这些往往是教育政策和行政鞭长莫及之处,需要在具体的人际互动和行动场景中实践和生成。经常有人说,教育既是一门科学,也是一门艺术。如果细细琢磨起来,这话其实大有深意。所谓科学,讲求的是客观性、标准化、可重复,是以理性为原则的;而艺术,则注重审美和灵感,是以感性为原则的。当我们说教育是“科学”的时候,意味着可以对其进行科学规划和设计,然后按图施工,按章办事。但这样的过程会压抑行动者的主体性和生命活力。当我们说教育是“艺术”的时候,实际上是说艺术家所需的热爱、想象与创造性等,这同样也是教师所需要的。

对于一个教师来说,能够恒久感受到的职业尊严和荣耀,一定不是来自教育行政部门的“赋权”或者某种顶层设计,而是对具体教育场景和不同学生个体的灵活把握,就像电影《放牛班的春天》里的马修老师一样,有自己的教育主张、施教策略和应变智慧。在这样的教师面前,“师道尊严”自然存在,是否要有“惩戒权”也无须争论。这样的老师,因为自身不简单,反而让教育变得更为简单。

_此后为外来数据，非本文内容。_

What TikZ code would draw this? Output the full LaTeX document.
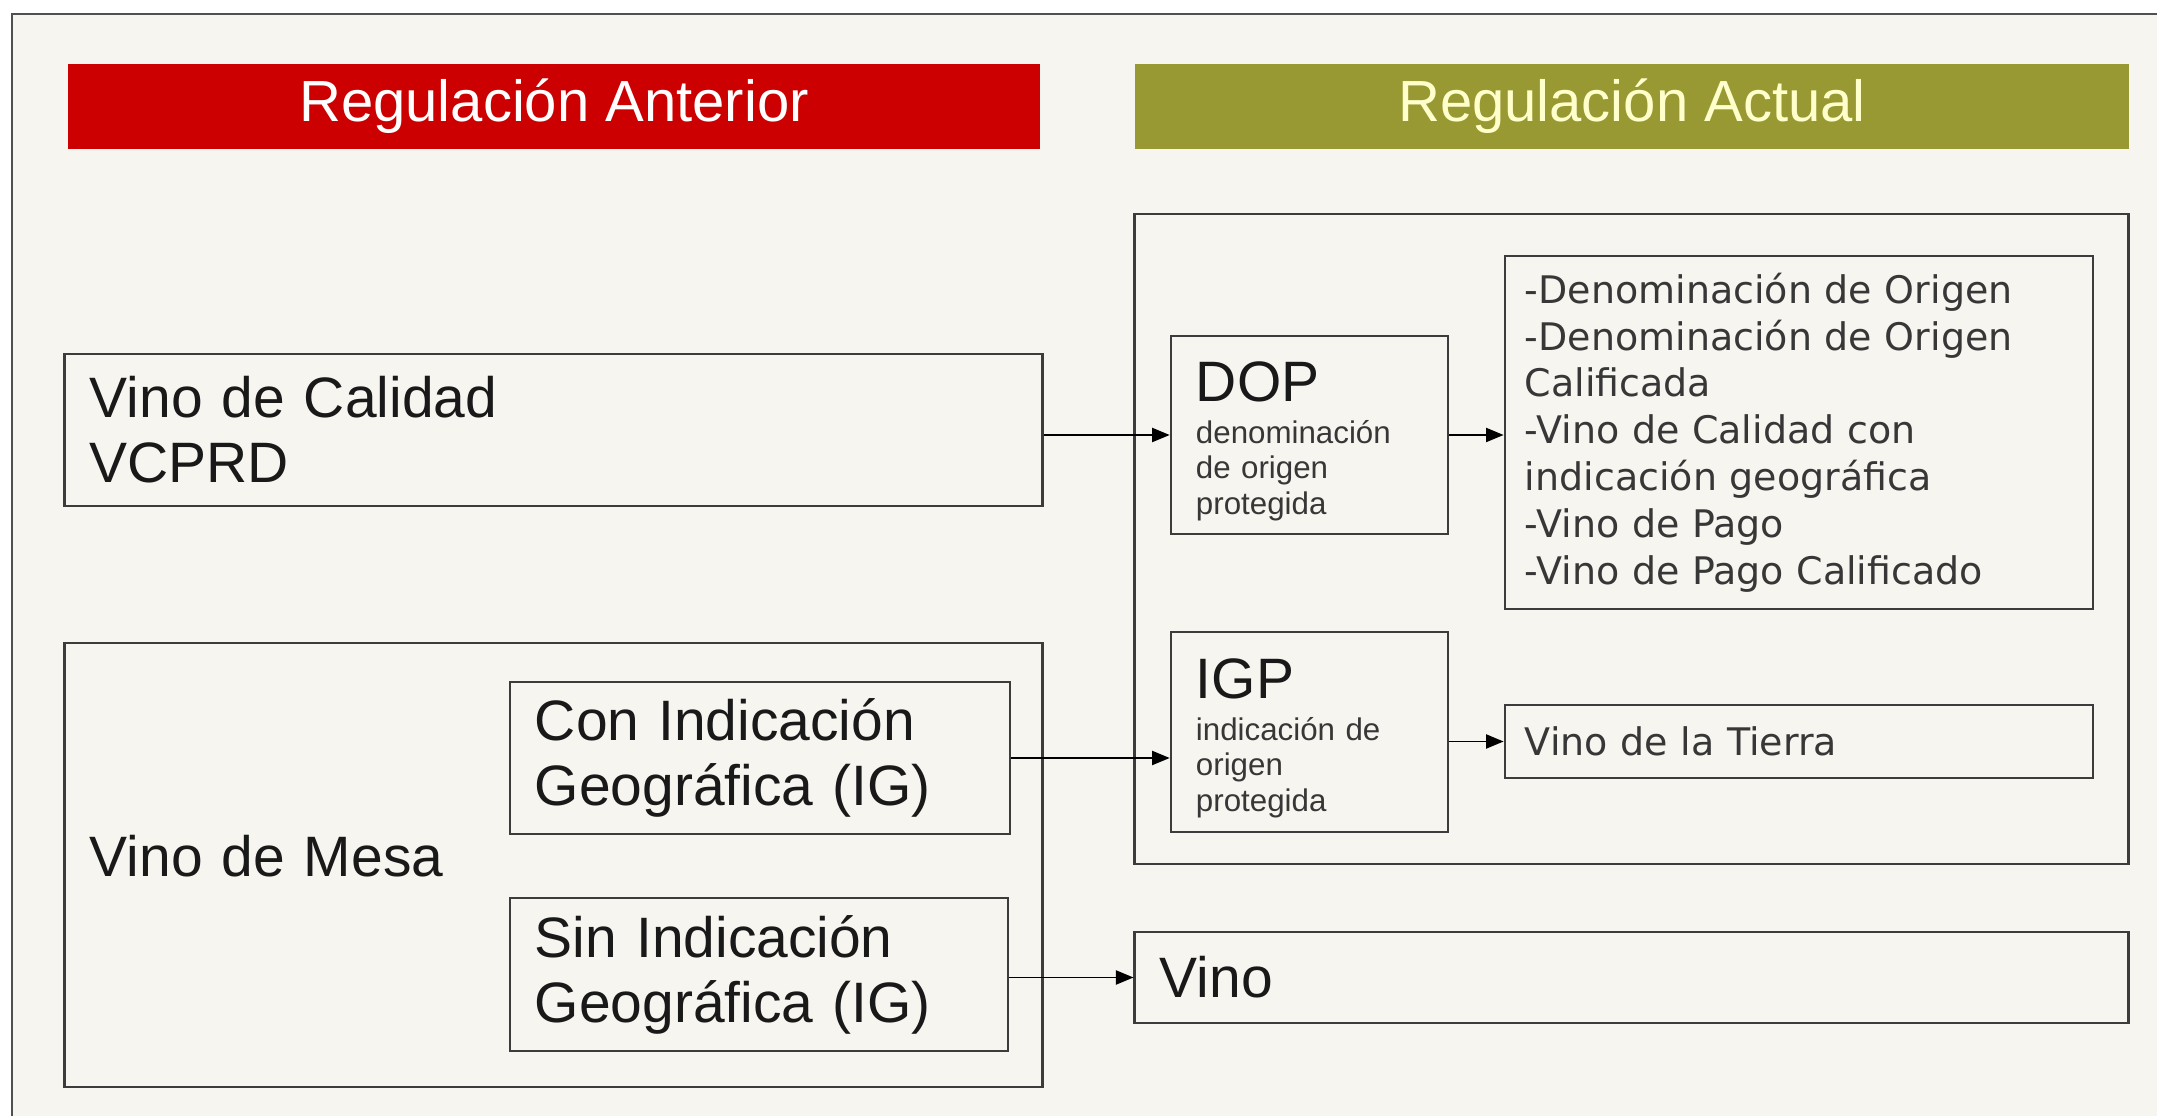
\documentclass[tikz,border=0pt]{standalone}
\usepackage{fontspec}
\setmainfont{Liberation Sans}
\newfontfamily\listfont{DejaVu Sans}
\usetikzlibrary{arrows.meta}
\definecolor{fondo}{RGB}{247,245,240}
\definecolor{marco}{RGB}{80,80,80}
\definecolor{linea}{RGB}{60,60,60}
\definecolor{rojo}{RGB}{204,0,0}
\definecolor{oliva}{RGB}{153,153,51}
\definecolor{crema}{RGB}{255,255,204}
\definecolor{texto}{RGB}{25,25,25}
\definecolor{gris}{RGB}{55,55,55}
\tikzset{
  caja/.style={draw=linea, line width=0.7pt, rectangle, inner xsep=0.25cm, inner ysep=0.05cm, align=left, text=texto},
  grande/.style={font=\fontsize{16.2}{18.5}\selectfont},
  sigla/.style={font=\fontsize{8.9}{10.1}\selectfont, text=gris, text height=0.525cm},
  lista/.style={font=\listfont\fontsize{10.8}{13.3}\selectfont, text=gris, inner xsep=0.2cm},
  titulo/.style={rectangle, minimum height=0.85cm, font=\fontsize{16.5}{19}\selectfont},
  flecha/.style={-{Triangle[length=5pt,width=4pt]}, line width=0.55pt, black},
}
\begin{document}
\begin{tikzpicture}[x=0.01cm, y=-0.01cm]
  \useasboundingbox (0,0) rectangle (2157,1116);
  \fill[white] (0,0) rectangle (2157,1116);
  \fill[fondo] (12,14) rectangle (2157,1116);
  \draw[marco, line width=0.7pt] (12,1116) -- (12,14) -- (2157,14);

  \node[titulo, fill=rojo, text=white, minimum width=9.72cm] (anterior) at (554,106.5) {Regulación Anterior};
  \node[titulo, fill=oliva, text=crema, minimum width=9.94cm] (actual) at (1632,106.5) {Regulación Actual};

  \node[caja, grande, minimum width=9.77cm, minimum height=1.52cm, text width=9.27cm] (vcprd) at (553.5,430)
    {Vino de Calidad\\VCPRD};
  \node[caja, grande, minimum width=9.77cm, minimum height=4.44cm, text width=9.27cm, text depth=0.176cm] (mesa) at (553.5,865)
    {Vino de Mesa};
  \node[caja, grande, minimum width=5cm, minimum height=1.52cm, text width=4.5cm] (con) at (760,758)
    {Con Indicación\\Geográfica (IG)};
  \node[caja, grande, minimum width=4.98cm, minimum height=1.53cm, text width=4.48cm] (sin) at (759,974.5)
    {Sin Indicación\\Geográfica (IG)};

  \node[caja, minimum width=9.93cm, minimum height=6.5cm] (nueva) at (1631.5,539) {};
  \node[caja, sigla, minimum width=2.77cm, minimum height=1.98cm, text width=2.27cm] (dop) at (1309.5,435)
    {{\color{texto}\fontsize{16.2}{18.5}\selectfont DOP}\\[0.055cm]denominación\\de origen\\protegida};
  \node[caja, sigla, minimum width=2.77cm, minimum height=2cm, text width=2.27cm] (igp) at (1309.5,732)
    {{\color{texto}\fontsize{16.2}{18.5}\selectfont IGP}\\[0.055cm]indicación de\\origen\\protegida};
  \node[caja, lista, minimum width=5.88cm, minimum height=3.53cm, text width=5.48cm] (tipos) at (1799,432.5)
    {-Denominación de Origen\\-Denominación de Origen\\Calificada\\-Vino de Calidad con\\indicación geográfica\\-Vino de Pago\\-Vino de Pago Calificado};
  \node[caja, lista, minimum width=5.88cm, minimum height=0.73cm, text width=5.48cm] (tierra) at (1799,741.5)
    {Vino de la Tierra};
  \node[caja, grande, minimum width=9.93cm, minimum height=0.91cm, text width=9.43cm] (vino) at (1631.5,977.5)
    {Vino};

  \begin{scope}[flecha]
    \draw (vcprd.east |- dop.west) -- (dop.west);
    \draw (dop.east) -- (dop.east -| tipos.west);
    \draw (con.east) -- (con.east -| igp.west);
    \draw (igp.east |- tierra.west) -- (tierra.west);
    \draw (sin.east |- vino.west) -- (vino.west);
  \end{scope}
\end{tikzpicture}
\end{document}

造就更多不简单的教师,正在成为世界各国教育改革的重要方向。无论从哪种趋势来看,今后的教师,都要成为知识的整合者、学校课程的开发者和学生学习的设计者。最近,日本教育学者佐藤学在华东师范大学演讲时说,目前的教育模式是150年前的产物,是时候改变了。不仅传统的学校需要变革,教师群体也要转型。如果说19世纪和20世纪的老师都是“教的专家”,那么21世纪的教师则必须成为“学习的专家”。

如果我们就未来教育、未来学校、未来教师达成这种共识,那么,在由“教育”转向“学习”的变局中,我们该如何看待“秩序”与“惩戒”问题?教师群体的利益诉求将如何“升级迭代”?